7. Enfin, la circonstance que l'Etablissement français du sang ne serait plus recevable à demander le remboursement de la taxe reversée au Trésor public, à supposer d'ailleurs qu'il puisse se prévaloir d'un trop versé de taxe, est sans incidence sur l'action en restitution formée par la société requérante.
8. Il résulte de tout ce qui précède que la société Clinique de l'Estrée est fondée à soutenir que c'est à tort que, par le jugement attaqué, le Tribunal administratif de Montreuil a rejeté sa demande et mis à sa charge la somme de 1 500 euros sur le fondement de l'article L. 761-1 du code de justice administrative, et qu'elle est en droit d'obtenir l'annulation de ce jugement ainsi que la condamnation de l'Etablissement français du sang à lui verser la somme de 7 539,89 euros correspondant au montant de la taxe sur la valeur ajoutée qui lui a été indument facturée sur la livraison de produits sanguins labiles entre les mois de janvier 2015 et décembre 2018. Il y a lieu, dans les circonstances de l'espèce, de laisser à chacune des parties la charge de ses frais d'instance.
DECIDE :
Article 1er : Le jugement n° 2003817/9 du 1er juillet 2021 du Tribunal administratif de Montreuil est annulé.
Article 2 : L'Etablissement français du sang est condamné à verser une somme de 7 539,89 euros à la société Clinique de l'Estrée.
Article 3 : Le surplus des conclusions des parties est rejeté.
Article 4 : Le présent arrêt sera notifié à la société Clinique de l'Estrée et à l'Etablissement français du sang.

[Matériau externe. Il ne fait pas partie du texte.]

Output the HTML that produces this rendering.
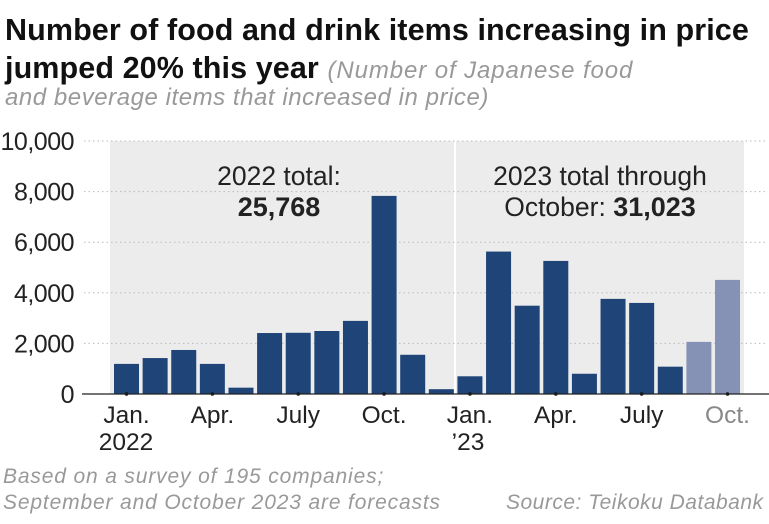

Délibéré après l'audience du 22 mai 2024, à laquelle siégeaient :
- Mme Brotons, président de chambre,
- Mme Topin, présidente assesseure,
- M. Magnard, premier conseiller.
Rendu public par mise à disposition au greffe le 5 juin 2024.
Le président-rapporteur,
I. BROTONSL'assesseur le plus ancien,
E. TOPIN
Le greffier,
C. MONGIS
La République mande et ordonne à la ministre du travail, de la santé et des solidarités en ce qui la concerne ou à tous commissaires de justice à ce requis en ce qui concerne les voies de droit commun contre les parties privées, de pourvoir à l'exécution de la présente décision.